Devavesm Palace (วังเทวะเวสม์ /th/) is a former royal residence in Thailand located on the eastern bank of the Chao Phraya river near the counterpart Bang Khun Phrom Palace.

== History ==
The palace was built by King Vajiravudh (Rama VI) for his uncle, Prince Devawongse Varoprakar who is recognized as the father of foreign affairs in Thailand, as his residence in old age. After four years of construction, it was completed in 1918. Standing stylishly in its neoclassical splendour incorporating Greek and Roman architecture to ornament its appearance, Tamnak Yai, the main mansion's design and construction was under the supervision of Edward Healey, a British architect.

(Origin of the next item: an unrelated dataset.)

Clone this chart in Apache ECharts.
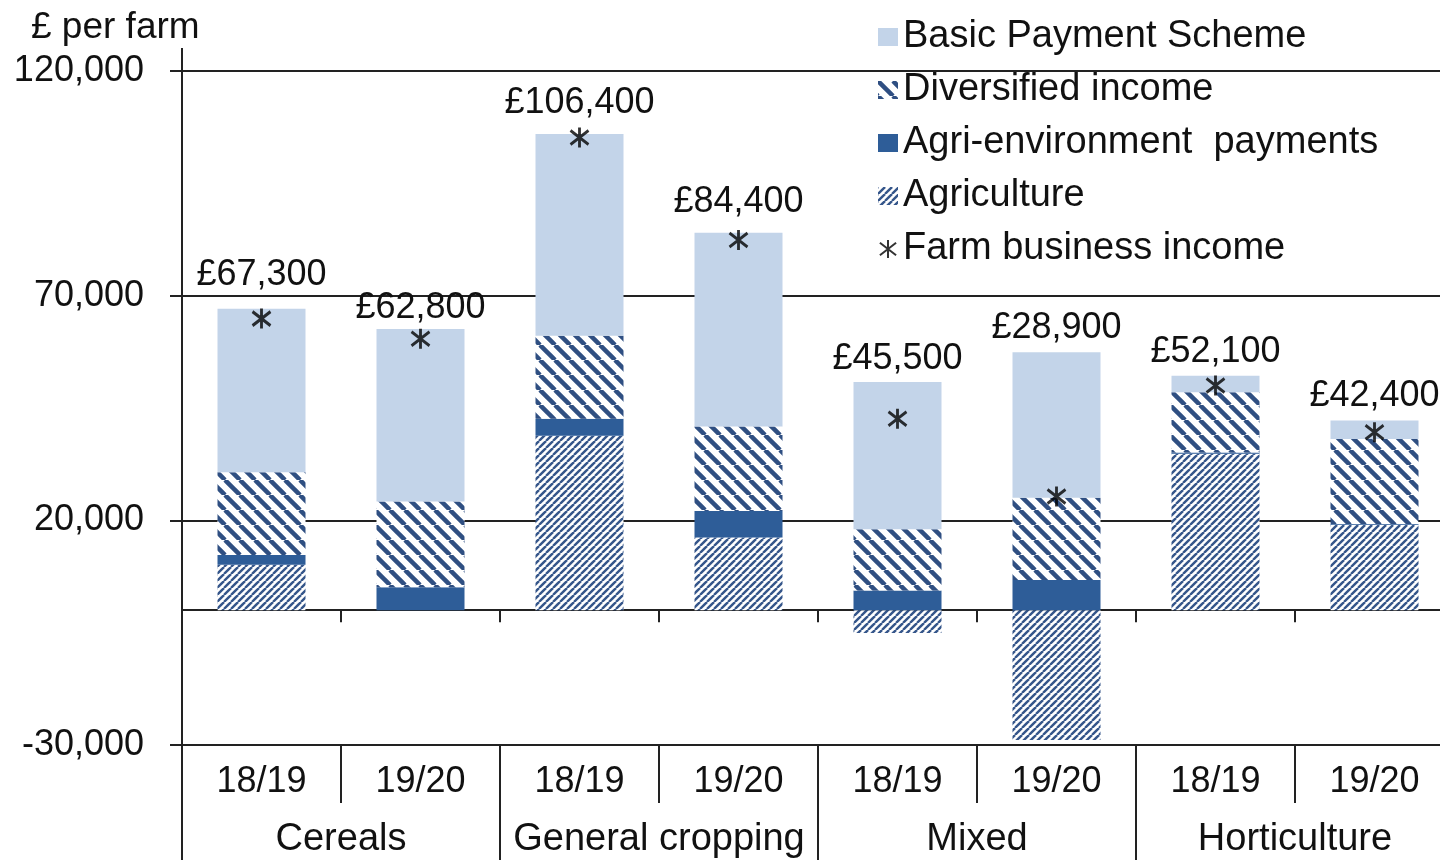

Meanwhile, E.G. Gollo, the Italian architect who also supervised the construction of the Ananta Samakhom Throne Hall, saw to the completion of the other seven buildings in the palace complex. Now belonging to the Bank of Thailand, the palace's main mansion had been renovated and as a well-preserved building, it had been turned into the exhibition halls of the Bank of Thailand Museum.

Devavesm Palace had been bought by the Ministry of Public Health in 1950 at the price of ฿4.5 million to be used as an office of the ministry. The elephant statue was built as an imitation of the ones at the Grand Palace. The palace has been owned by the Bank of Thailand since 1987.

In the former days, Devavesm Palace and Bang Khun Phrom Palace were separated by a wall. At the present time, the wall has been removed and the two palaces are owned by the Bank of Thailand.

Additionally, Tamnak Yai was recognized with an Honourable Mention in the 2005 UNESCO Asia-Pacific Awards for Cultural Heritage Conservation.